You can’t take large bottles. But instead of buying 10 sachets for 2 bucks each, compromise and take maybe 4 slightly large bottles. Or if possible, see if you could buy an even larger quantity locally at the place you’re staying.
#3- Local transport
Yes, we’ve been repetitive in saying this. But whenever you get the opportunity, take the bus or the local transport at the place you’re visiting. Less carbon emission and more fun- talk to people and ask them for the best kept local secrets. Need I mention these are also great photo-ops for instagrammers?
If renting a car, use the smallest vehicle possible, according to the size of your group. Walking short distances is a great way to explore. Also, when getting to the place itself, try to choose a direct flight if one is available; stopovers consume the most fuel.
A lot of staying facilities turning ‘green’ by harnessing solar power for everyday needs and using other such measures. Find out about these and ask them questions about their recycling policies. Choose such places to make your stay environment friendly.
If you’re a single traveler, make an effort to ditch the large room with the double bed. Go for the smaller rooms or if you’re feeling sociable- dorms, shared rooms or cozy homestays! You could even completely lose the hotel plans and stay in tents or with friends or family you might know there.
#5- The usual rules apply
While you’re at a hotel or home stay, behave like you would while at home. Be judicious in saving resources- shorter showers and controlled air conditioning (if needed). Turn off electrical appliances whenever you leave the room. Reuse towels and bed sheets for at least a couple of days instead of getting them washed every single day.
#6- No Pools
Those infinity right beside the beach pools sure do look great. So do the energy and water wastage they cause. Are private pools just for you worth all that? Choose a hotel without a pool so you’re not tempted, ‘just because it’s there’. If you’re a water baby, going to the beach and taking a dip in the beautiful ocean is way better.

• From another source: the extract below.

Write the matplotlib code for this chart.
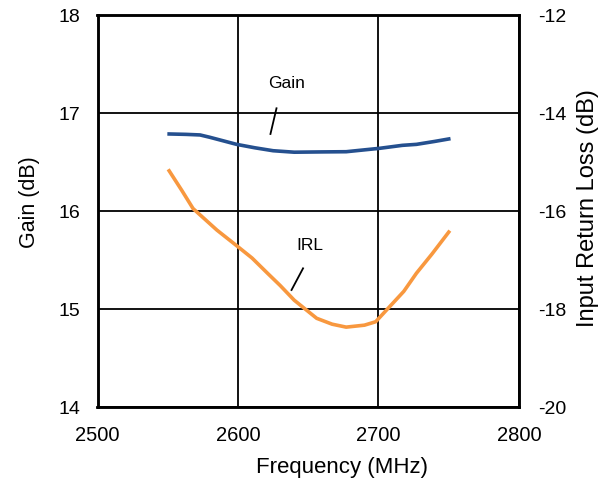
import matplotlib
matplotlib.use("Agg")
import matplotlib.pyplot as plt

plt.rcParams['font.family'] = ['Liberation Sans', 'DejaVu Sans']

freq_gain = [2551, 2563, 2573, 2580, 2599, 2612, 2625, 2640, 2660, 2677, 2701, 2717, 2727, 2740, 2750]
gain_db = [16.786, 16.782, 16.776, 16.752, 16.68, 16.645, 16.615, 16.60, 16.603, 16.605, 16.64, 16.67, 16.68, 16.71, 16.735]

freq_irl = [2551, 2560, 2568, 2585, 2600, 2610, 2621, 2630, 2640, 2656, 2667, 2677, 2690, 2698, 2708, 2718, 2727, 2738, 2750]
irl_db = [-15.18, -15.58, -15.95, -16.39, -16.73, -16.96, -17.27, -17.52, -17.82, -18.19, -18.31, -18.37, -18.33, -18.26, -17.95, -17.64, -17.27, -16.88, -16.43]

x_ticks = [2500, 2600, 2700, 2800]
gain_ticks = [14, 15, 16, 17, 18]
irl_ticks = [-20, -18, -16, -14, -12]

W, H = 609, 491
L, R, T, B = 97.5, 519, 15, 407

fig = plt.figure(figsize=(W / 100, H / 100), dpi=100)
ax = fig.add_axes([L / W, (H - B) / H, (R - L) / W, (B - T) / H])
ax2 = ax.twinx()

ax.set_xlim(2500, 2800)
ax.set_ylim(14, 18)
ax2.set_ylim(-20, -12)
ax.set_xticks(x_ticks)
ax.set_yticks(gain_ticks)
ax2.set_yticks(irl_ticks)
ax2.set_yticklabels(['-20', '-18', '-16', '-14', '-12'])

ax.grid(True, color='black', linewidth=1.3)
ax.set_axisbelow(True)
for a in (ax, ax2):
    for s in a.spines.values():
        s.set_linewidth(1.8)
        s.set_color('black')

ax.tick_params(axis='y', length=0, labelsize=14, pad=12.5)
ax.tick_params(axis='x', length=0, labelsize=14.5, pad=14)
ax2.tick_params(axis='y', length=0, labelsize=14, pad=13.5)

ax.plot(freq_gain, gain_db, color='#25508F', linewidth=2.6, zorder=3)
ax2.plot(freq_irl, irl_db, color='#F8983F', linewidth=2.6, zorder=3)

fig.text(342 / W, 1 - 468 / H, 'Frequency (MHz)', fontsize=16, ha='center', va='center')
fig.text(30 / W, 1 - 202 / H, 'Gain (dB)', fontsize=15.5, ha='center', va='center', rotation=90)
fig.text(588 / W, 1 - 208 / H, 'Input Return Loss (dB)', fontsize=17, ha='center', va='center', rotation=90)

ax.text(2634.7, 17.306, 'Gain', fontsize=12.5, ha='center', va='center')
ax.plot([2623.1, 2627.4], [16.786, 17.048], color='black', linewidth=1.3, zorder=4)
ax.text(2651, 15.653, 'IRL', fontsize=12.5, ha='center', va='center')
ax.plot([2638.1, 2646.3], [15.194, 15.415], color='black', linewidth=1.3, zorder=4)

fig.savefig('out.png', dpi=100)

It also allows you to try out exciting water sports!
#7- Respect wildlife
If your travel plans involve observing the local wildlife there, step 1 is to obviously choose sanctuaries in natural settings over zoos. Zoos are no fun- for the animals or the visitors. Don’t encourage parks where they allow visitors to take pictures with ‘friendly’ tigers or wild animals. These animals are definitely drugged.
When on a safari, read and stick to the rules carefully. Even on a nature trail or a trek that is surrounded by wildlife, cause as little disturbance as possible.
If you encounter animals, keep your distance and do not threaten them in any way. While camping, do not openly dispose food. This attracts wild animals and could cause an unnecessary conflict with humans
#8- Eat (and drink) local
When you insist on eating only the food that you’re used to in your country or region, you’re encouraging the import of food from a different place. This definitely adds to the carbon footprint in the form of fuel used for the transport of this food. Be adventurous! You’re on an adventure trip after all. Try out local organically prepared delicacies.
Also, ditch your favourite Hoegaarden and experiment with some locally brewed beer. You might be in for a surprise.
#9- Take back only memories
Be careful by buying souvenirs and trace their background. Animal parts, corals, local flora, etc are a huge no. To be on the safer side, avoid them entirely and click loads of photographs. They make for much better memories.
#10- Bag up the waste
A no brainer! All your leftover food, beer cans, your pet’s poop and anything you don’t ‘treasure’ goes in one giant sized waste disposal bag- separate according to dry and wet (obviously).
Imagine you’re being watched by cops even when you’re in an isolated area- and behave accordingly. You wouldn’t like anybody else entering and littering your house or city. So do take care of other’s homes as well.